Jede Geschichtsperiode voll großer Krisen findet ihre eigenen Lösungs- und Abwehrversuche. Nur daß manchmal die Abwehr schlimmer ist als die Krise. »Die Zeit ist aus den Fugen!« rufen mit Hamlet unendlich viele, die im Leben nicht mehr sehen als den ungestörten Ablauf einer wohlassortierten Quantität von Normen. Und wenn Hamlets schmerzvoller Aufschrei doch in jenes Gefühl ausmündet, daß es sein Amt sei, wenn auch mit Schmerzen, die Norm wieder zurückzuführen, so ist die Radikalität unserer Zeitgenossen doch weit stärker: sie sehen nicht nur die moralische Welt zusammenkrachen, sondern auch unseren Planeten, der ganz gewiß seinen Kollegen im Weltenraum niemals besondere Freude bereitet hat, durch irgendeine kosmische Katastrophe aus dem Ringeltanz der Gestirne ausgetilgt werden.
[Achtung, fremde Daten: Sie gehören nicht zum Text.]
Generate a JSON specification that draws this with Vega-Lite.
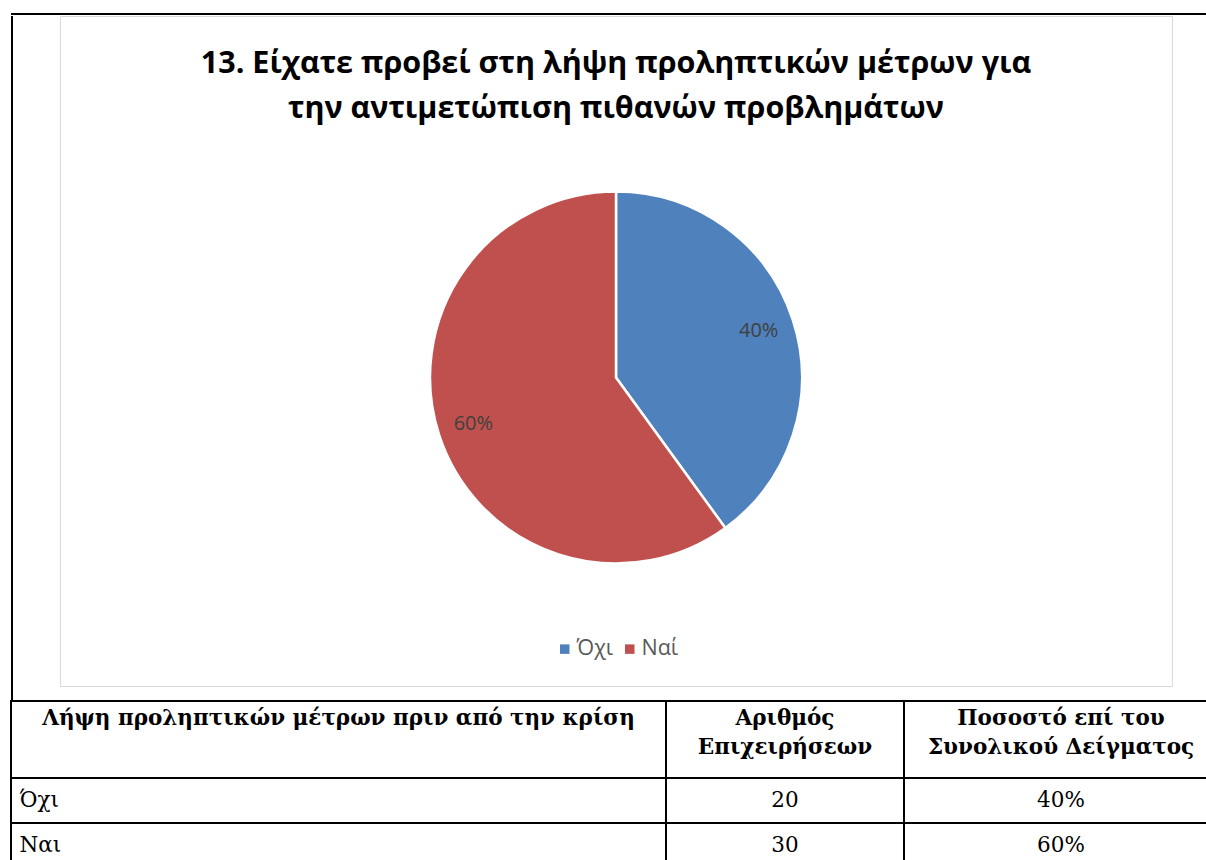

Weltuntergang. Weltuntergang ist letzter Schick. Mit Herrn Spengler, der allerdings mit jenem schönen Maßhalten, das den Professor ziert, nur dem Abendlande eine Galgenfrist in Aussicht stellte, gleichsam eine Abwicklungszeit, nahm das Unglück seinen Anfang. Wenn die hohe Wissenschaft sich also Zwang auferlegte, so räumte die Talmiwissenschaft, die sich nicht in ernsthaften und umfangreichen Quartbänden auslebt, sondern in kleinen wohlfeilen Broschüren, mit den letzten Hemmungen auf und popularisierte phantasiegeschwängerte Bilder von kommenden Sintfluten, Eiszeiten, Kometenkollisionen und ähnlichen Unglücksfällen großen Maßstabes, gegen die keine interalliierte Kommission etwas auszurichten vermag.
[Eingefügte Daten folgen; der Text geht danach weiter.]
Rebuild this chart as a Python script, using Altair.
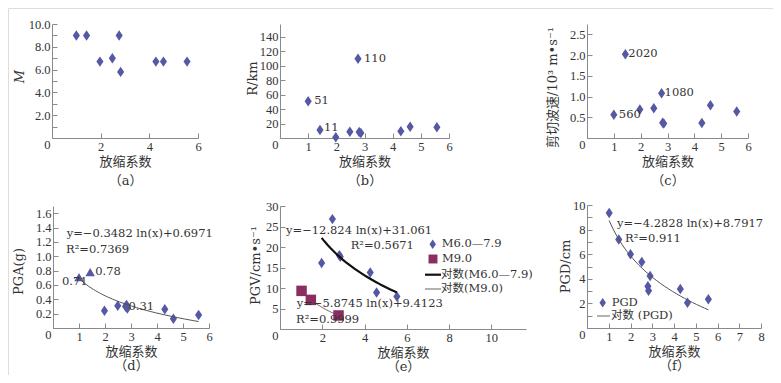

Die Logik solcher Prophezeiungen liegt nicht ganz klar zutage. Zugegeben, daß das Tempo, in dem wir angeblich vernunftbegabten Wirbeltiere uns gegenwärtig über die Erdrinde bewegen, ein etwas anfechtbares ist, warum deshalb tellurische Katastrophen? Die Sonne, die in so gütiger Weise Attila und die von ihm zertretenen Völker erwärmt hat, sie wird auch weiter Licht und Wärme spenden in dieser Zeit, in der sich die Attilas gegenseitig zerstampfen. (Nur daß sie, sehr zu unserm Schaden, häufig danebentreffen. ) Gewiß, der allgemeine Aspekt ist so, daß man ruhig für morgen Schwefel über Gomorrha ansetzen möchte. Aufstieg und Absturz in tollem Durcheinander, Exzesse des Leibes und der Seele, Foxtrott und Sanktionen, Tragik und Klamauk, Lloyd George und Breitensträter, Foch und Flaute, Lenin und Lubitzsch. Der Sinn für Beschaulichkeit ist dahin. Die Sensation regiert und wir alle sind ihre Sklaven. Das alles ist nicht schön. Aber den Kosmos soll es revolutionieren? Nein, Kinder, solche Annahme bedeutet eine unverzeihliche Überschätzung der Menschheit.

Nicht die Welt geht unter, sondern die Zeit, die uns ihr Signum mitgegeben hat. Clio häutet wieder einmal. Wir sind aus dem Gleichmaß geschleudert, wir sehen Kräfte am Werke, die wir nicht verstehen und erleben den Niederschlag in uns und wissen nicht, warum wir verändert sind und irgend etwas uns weitertreibt, von dem wir uns keine Rechenschaft geben können. Die ganze soziale Unterwelt ist in Aufruhr. Wir sind mitten im Wirbel, werden getragen und abgeworfen, werden weitergestoßen und stoßen selber weiter. Jedenfalls, wir sind im Spiel, wir müssen mitmachen, ohne zu wissen, wohin die Reise geht.

Und doch wäre es weit vergnüglicher, gleich einem morgenländischen Weisen unter einer Dattelpalme zu träumen und weit im Westen das ganze Getümmel verschwinden zu sehen. Wie es immer kleiner und kleiner wird, wie die Menschen zu Pünktchen werden und Ludendorff schließlich nicht mehr von Fern Andra zu unterscheiden ist.